I wonder if someone could help me?
Upvotes: 0
Views: 654
Reputation: 23
I would first tokenize the string "new" using split(), then build a set to speed up look up.
If you want case insensitive you need to lower case both sides
for k in keywords:
s = set(new.split())
if k in s:
dic[k] = z.append(i)
else:
dic[k]=[]
return dic
Upvotes: 1
Reputation: 192
This should work too..
document=['The Learn Python Challenge Casino', 'They bought a car', 'Casinoville?']
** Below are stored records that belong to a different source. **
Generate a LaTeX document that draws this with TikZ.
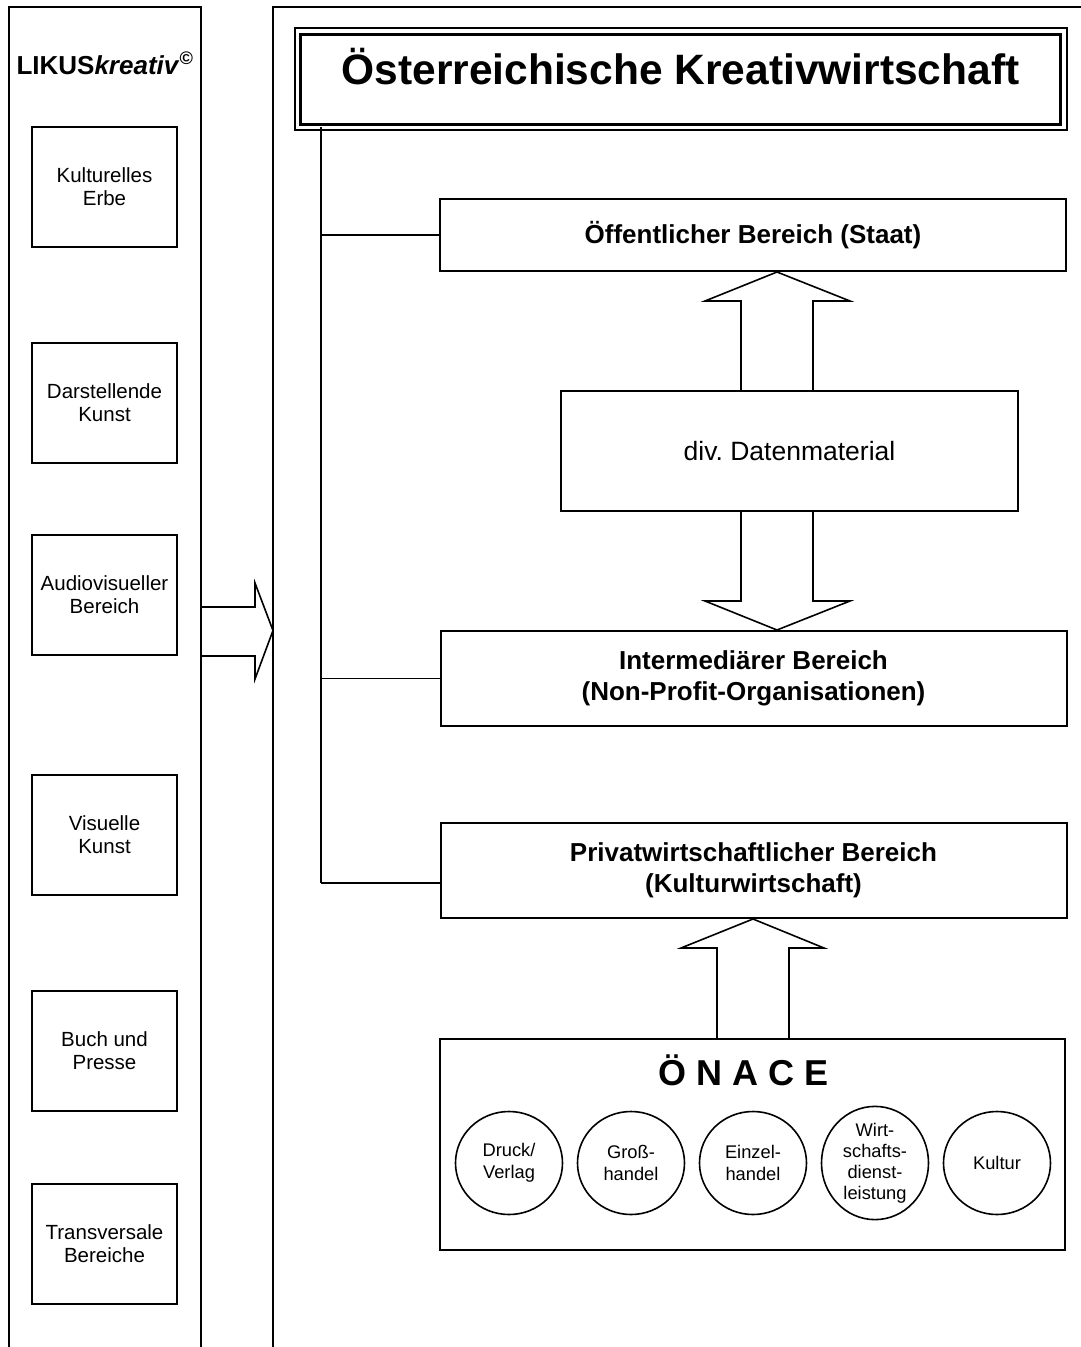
\documentclass[tikz,border=0pt]{standalone}
\usepackage{fontspec}
\setmainfont{Liberation Sans}
\usetikzlibrary{shapes.geometric}
\frenchspacing
\begin{document}
\begin{tikzpicture}[x=1pt,y=-1pt,
  frame/.style={line width=2.5pt},
  box/.style={draw, line width=2pt, rectangle, inner sep=0pt, align=center},
  lbox/.style={box, minimum width=145pt, minimum height=120pt, font=\fontsize{20.5}{23}\selectfont},
  rbox/.style={box, minimum width=626pt, font=\fontsize{26}{31}\selectfont\bfseries},
  conn/.style={line width=1.5pt},
  blockarrow/.style={draw, line width=1.6pt, line join=miter},
  oval/.style={draw, ellipse, line width=1.6pt, minimum width=107pt, minimum height=103pt, inner sep=0pt, align=center, font=\fontsize{18.3}{21.5}\selectfont}
]
\useasboundingbox (0,0) rectangle (1080,1347);

% frames
\draw[frame] (9,1352) -- (9,7) -- (201,7) -- (201,1352);
\draw[frame] (273,1352) -- (273,7) -- (1085,7);

% title
\node[draw, line width=2pt, minimum width=772.5pt, minimum height=102pt, inner sep=0pt] (titleout) at (680.75,79) {};
\node[draw, line width=3pt, minimum width=760.5pt, minimum height=90pt, inner sep=0pt] (titlein) at (680.25,79) {};
\node[anchor=base, inner sep=0pt, font=\fontsize{42.5}{50}\selectfont\bfseries] (titletext) at (680.5,84) {Österreichische Kreativwirtschaft};

% LIKUS column
\node[anchor=base, inner sep=0pt, font=\fontsize{26}{30}\selectfont\bfseries] (likus) at (105,74) {LIKUS\textit{kreativ}\textsuperscript{©}};
\node[lbox] (l1) at (104.5,187) {Kulturelles\\Erbe};
\node[lbox] (l2) at (104.5,403) {Darstellende\\Kunst};
\node[lbox] (l3) at (104.5,595) {Audiovisueller\\Bereich};
\node[lbox] (l4) at (104.5,835) {Visuelle\\Kunst};
\node[lbox] (l5) at (104.5,1051) {Buch und\\Presse};
\node[lbox] (l6) at (104.5,1243.5) {Transversale\\Bereiche};

% right boxes
\node[rbox, minimum height=72pt] (b1) at (753,235) {Öffentlicher Bereich (Staat)};
\node[box, minimum width=457pt, minimum height=120pt, font=\fontsize{26.5}{31}\selectfont] (div) at (789.5,451) {div. Datenmaterial};
\node[rbox, minimum height=95pt] (b2) at (753.5,678.5) {Intermediärer Bereich\\(Non-Profit-Organisationen)};
\node[rbox, minimum height=95pt] (b3) at (753.5,870.5) {Privatwirtschaftlicher Bereich\\(Kulturwirtschaft)};
\node[box, minimum width=625pt, minimum height=211pt] (onace) at (752.5,1144.5) {};
\node[anchor=base, inner sep=0pt, font=\fontsize{36}{40}\selectfont\bfseries] (onacetext) at (744,1085) {Ö N A C E};

% circles
\node[oval] (c1) at (509,1163) {Druck/\\Verlag};
\node[oval] (c2) at (631,1163) {Groß-\\handel};
\node[oval] (c3) at (753,1163) {Einzel-\\handel};
\node[oval, font=\fontsize{18.3}{21}\selectfont] (c4) at (875,1163) {Wirt-\\schafts-\\dienst-\\leistung};
\node[oval] (c5) at (997,1163) {Kultur};

% tree connectors
\coordinate (vtop) at (321,127);
\coordinate (vbot) at (321,883);
\draw[conn] (vtop) -- (vbot);
\draw[conn] (vtop |- b1.west) -- (b1.west);
\draw[conn] (vtop |- b2.west) -- (b2.west);
\draw[conn] (vbot) -- (vbot -| b3.west);

% block arrow LIKUS -> Kreativwirtschaft
\draw[blockarrow] (201,607) -- (255,607) -- (255,583) -- (273,630.5) -- (255,679) -- (255,656) -- (201,656);

% double block arrow
\draw[blockarrow] (div.north -| 741,0) -- (741,301) -- (705,301) -- (b1.south -| 777,0) -- (850,301) -- (813,301) -- (div.north -| 813,0);
\draw[blockarrow] (div.south -| 741,0) -- (741,601) -- (705,601) -- (b2.north -| 777,0) -- (850,601) -- (813,601) -- (div.south -| 813,0);

% block arrow ONACE -> Privatwirtschaft
\draw[blockarrow] (onace.north -| 717,0) -- (717,948) -- (681,948) -- (b3.south -| 753,0) -- (824,948) -- (789,948) -- (onace.north -| 789,0);
\end{tikzpicture}
\end{document}
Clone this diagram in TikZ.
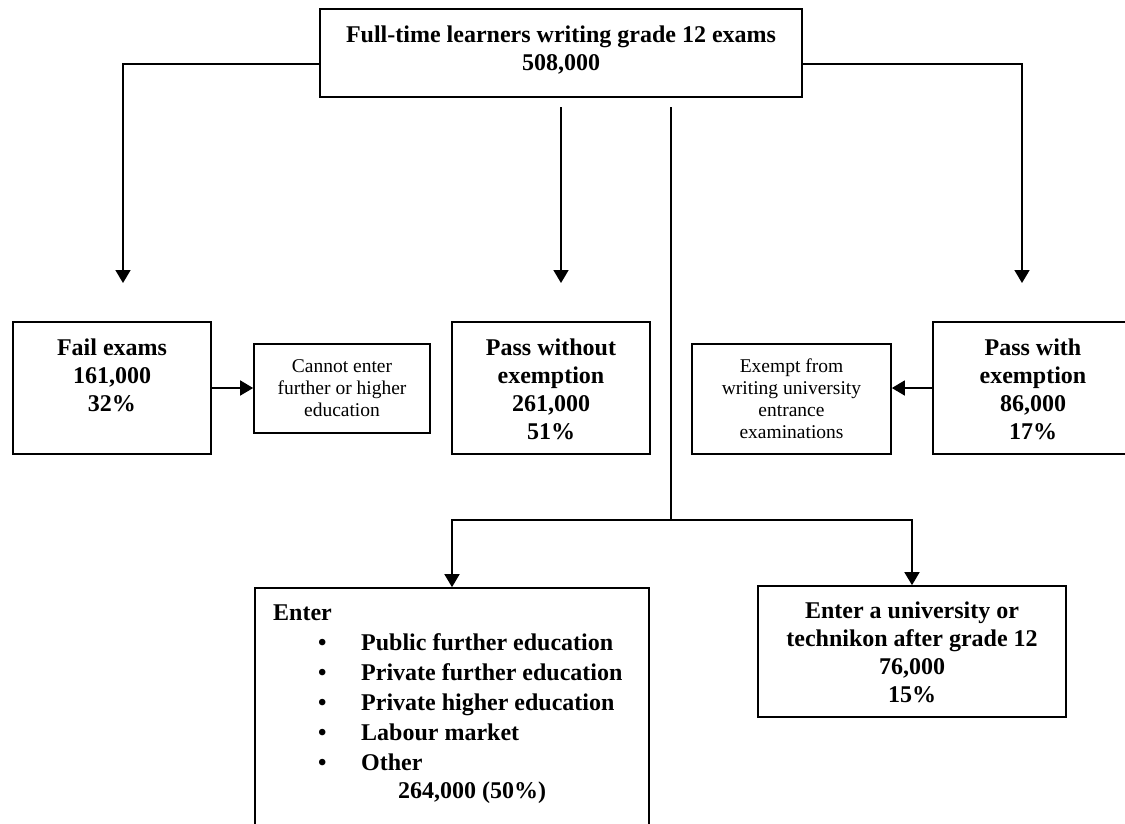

keywords=['casino', 'car']
def findme(term):
for x in document:
val = x.split(' ')
for v in val:
if term.lower() == v.lower():
return document.index(x)
for key in keywords:
n = findme(key)
print(f'{key}:{n}')
Upvotes: 0
Reputation: 770
This is not as trivial as it seem. From a NLP (natural language processing) splitting a text into words is not trivial (it is called tokenisation).
import nltk
# stemmer = nltk.stem.PorterStemmer()
def multi_word_search(documents, keywords):
# Initialize result dictionary
dic = {kw: [] for kw in keywords}
for i, doc in enumerate(documents):
# Preprocess document
doc = doc.lower()
tokens = nltk.word_tokenize(doc)
tokens = [stemmer.stem(token) for token in tokens]
# Search each keyword
for kw in keywords:
# kw = stemmer.stem(kw.lower())
kw = kw.lower()
if kw in tokens:
# If found, add to result dictionary
dic[kw].append(i)
return dic
documents = ['The Learn Python Challenge Casino', 'They bought a car', 'Casinoville?' 'Some casinos']
keywords=['casino']
multi_word_search(documents, keywords)
To increase matching you can use stemming (it removes plurals and verbs flexions, ex: running -> run)
Upvotes: 0